**SET TASK**
Gather each line containing the string "this" from these entries.

□ □ □ □ □ □ □

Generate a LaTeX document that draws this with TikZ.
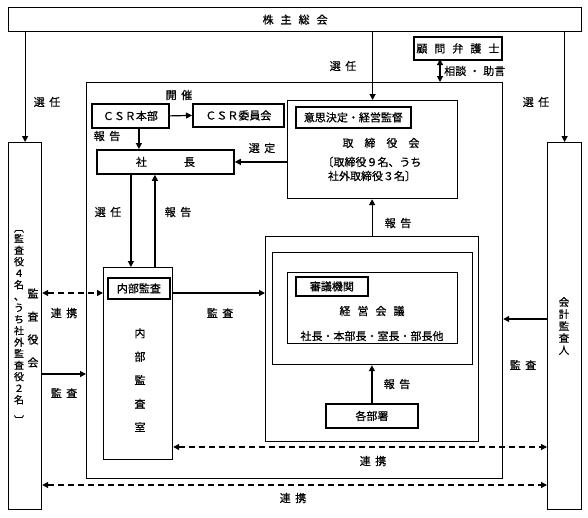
\documentclass[tikz,border=0pt]{standalone}
\usepackage{fontspec}
\usepackage{graphicx}
\setmainfont{Noto Sans CJK JP}[FakeBold=0.6]
\usetikzlibrary{arrows.meta}
\newcommand{\gp}{\hspace{4.5pt}}
\newcommand{\gq}{\hspace{7pt}}
\begin{document}
\begin{tikzpicture}[x=1pt,y=-1pt,
  font=\fontsize{11}{13}\selectfont,
  bx/.style={draw, line width=1.2pt, inner sep=0pt, anchor=north west},
  tk/.style={bx, line width=1.8pt},
  tx/.style={inner sep=0pt},
  arr/.style={line width=1.2pt, -{Triangle[length=6pt,width=6pt]}},
  darr/.style={line width=1.2pt, {Triangle[length=6pt,width=6pt]}-{Triangle[length=6pt,width=6pt]}},
  dsh/.style={darr, dash pattern=on 6pt off 4pt},
  vt/.style={tx, align=center}]
\useasboundingbox (0,0) rectangle (588,517);
% boxes
\node[bx, minimum width=573pt, minimum height=24pt] (sh) at (8,7) {株\gq 主\gq 総\gq 会};
\node[tk, minimum width=88pt, minimum height=23pt] (kb) at (413,36) {顧\gq 問\gq 弁\gq 護\gq 士};
\node[bx, minimum width=416pt, minimum height=396pt] (big) at (86,82) {};
\node[bx, minimum width=33pt, minimum height=367pt] (ka) at (8,142) {};
\node[bx, minimum width=34pt, minimum height=367pt] (ak) at (547,142) {};
\node[tk, minimum width=77pt, minimum height=24pt] (csr) at (91,103) {ＣＳＲ本部};
\node[tk, minimum width=91pt, minimum height=23pt] (csrc) at (192,103) {ＣＳＲ委員会};
\node[bx, minimum width=170pt, minimum height=98pt] (tb) at (287,100) {};
\node[tk, minimum width=115pt, minimum height=21pt] (tbl) at (295,106) {意思決定・経営監督};
\node[tk, minimum width=137pt, minimum height=24pt] (pres) at (96,149) {社\hspace{37pt}長};
\node[bx, minimum width=69pt, minimum height=192pt] (ia) at (103,267) {};
\node[tk, minimum width=62pt, minimum height=21pt] (ial) at (107,277) {内部監査};
\node[bx, minimum width=213pt, minimum height=205pt] (ob) at (265,236) {};
\node[bx, minimum width=200pt, minimum height=112pt] (mb) at (272,252) {};
\node[bx, minimum width=170pt, minimum height=71pt] (ib) at (287,272) {};
\node[tk, minimum width=72pt, minimum height=19pt] (sl) at (295,276) {審議機関};
\node[tk, minimum width=92pt, minimum height=24pt] (kbs) at (325,403) {各部署};
% texts inside boxes
\node[tx] (tbt) at (381,143) {取\hspace{11pt}締\hspace{11pt}役\hspace{11pt}会};
\node[tx, align=center, font=\fontsize{11}{14}\selectfont] (tbm) at (372,169) {〔取締役９名、うち\\社外取締役３名〕};
\node[tx] (kgt) at (372,311) {経\gq 営\gq 会\gq 議};
\node[tx] (kgm) at (372,336) {社長・本部長・室長・部長他};
\node[vt, font=\fontsize{11}{23.5}\selectfont] (iat) at (140,380) {内\\部\\監\\査\\室};
\node[vt, font=\fontsize{11}{23}\selectfont] (kat) at (33,328) {監\\査\\役\\会};
\node[vt, font=\fontsize{10}{11.5}\selectfont] (kab) at (19,324) {\rotatebox{-90}{〔}\\監\\査\\役\\４\\名\\、\\う\\ち\\社\\外\\監\\査\\役\\２\\名\\\rotatebox{-90}{〕}};
\node[vt, font=\fontsize{10.5}{12}\selectfont] (akt) at (564,326) {会\\計\\監\\査\\人};
% coordinates
\coordinate (kbx) at (440,59);
\coordinate (r1) at (0,293);
\coordinate (r2) at (0,374);
\coordinate (r3) at (0,319);
\coordinate (r4) at (0,447);
\coordinate (r5) at (0,485);
% connectors
\draw[arr] (sh.south -| ka.north) -- (ka.north);
\draw[arr] (sh.south -| tb.north) -- (tb.north);
\draw[arr] (sh.south -| ak.north) -- (ak.north);
\draw[darr] (kbx) -- (kbx |- big.north);
\draw[arr] (csr.east) -- (csrc.west);
\draw[arr] ([xshift=8.5pt]csr.south) -- ([xshift=8.5pt]csr.south |- pres.north);
\draw[arr] (tb.west |- pres.east) -- (pres.east);
\draw[arr] ([xshift=-34.5pt]pres.south) -- ([xshift=-34.5pt]pres.south |- ia.north);
\draw[arr] ([xshift=-10.5pt]pres.south |- ia.north) -- ([xshift=-10.5pt]pres.south);
\draw[dsh] (ka.east |- r1) -- (ia.west |- r1);
\draw[arr] (ia.east |- r1) -- (ob.west |- r1);
\draw[arr] (ka.east |- r2) -- (big.west |- r2);
\draw[arr] (ob.north) -- (ob.north |- tb.south);
\draw[arr] (kbs.north) -- (kbs.north |- mb.south);
\draw[arr] (ak.west |- r3) -- (big.east |- r3);
\draw[dsh] (ia.east |- r4) -- (ak.west |- r4);
\draw[dsh] (ka.east |- r5) -- (ak.west |- r5);
% labels
\node[tx] (l1) at (47,102) {選\gp 任};
\node[tx] (l2) at (343,66) {選\gp 任};
\node[tx] (l3) at (536,102) {選\gp 任};
\node[tx, anchor=west] (l4) at (444,71) {相談\hspace{3pt}・\hspace{3pt}助言};
\node[tx] (l5) at (179,95) {開\gp 催};
\node[tx] (l6) at (107,136) {報\gp 告};
\node[tx] (l7) at (262,148) {選\gp 定};
\node[tx] (l8) at (108,212) {選\gp 任};
\node[tx] (l9) at (178,212) {報\gp 告};
\node[tx] (l10) at (64,313) {連\gp 携};
\node[tx] (l11) at (64,393) {監\gp 査};
\node[tx] (l12) at (220,313) {監\gp 査};
\node[tx] (l13) at (398,223) {報\gp 告};
\node[tx] (l14) at (397,384) {報\gp 告};
\node[tx] (l15) at (523,365) {監\gp 査};
\node[tx] (l16) at (373,461) {連\gp 携};
\node[tx] (l17) at (293,498) {連\gp 携};
\end{tikzpicture}
\end{document}
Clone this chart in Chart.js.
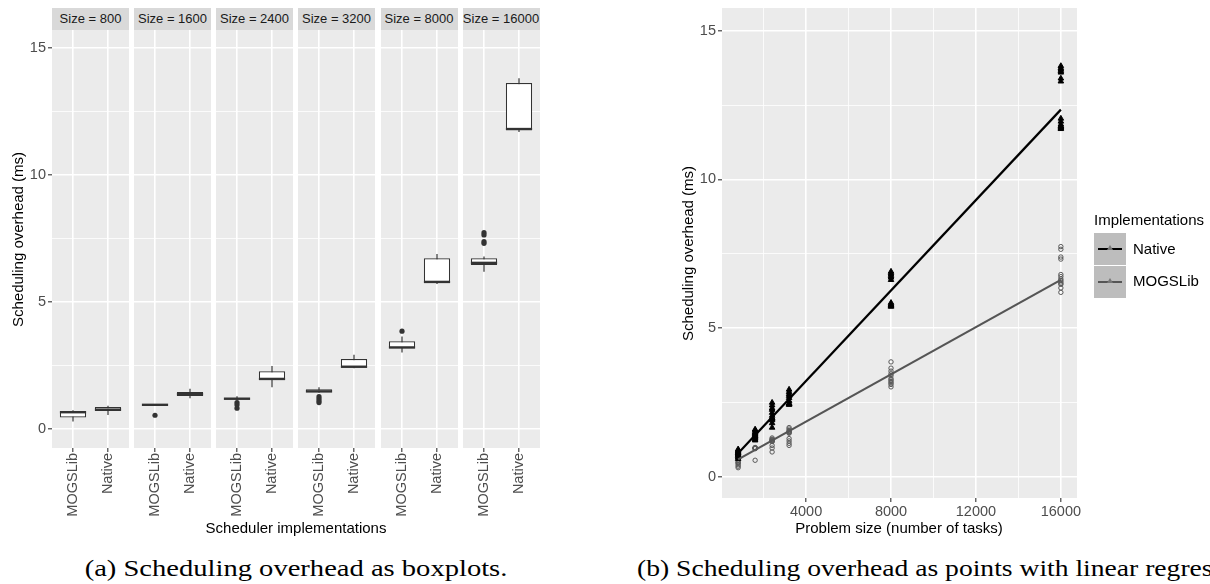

□ □ □ □ □ □ □

**FINAL RESULT**
Generate a LaTeX document that draws this with TikZ.
Clone this chart in Chart.js.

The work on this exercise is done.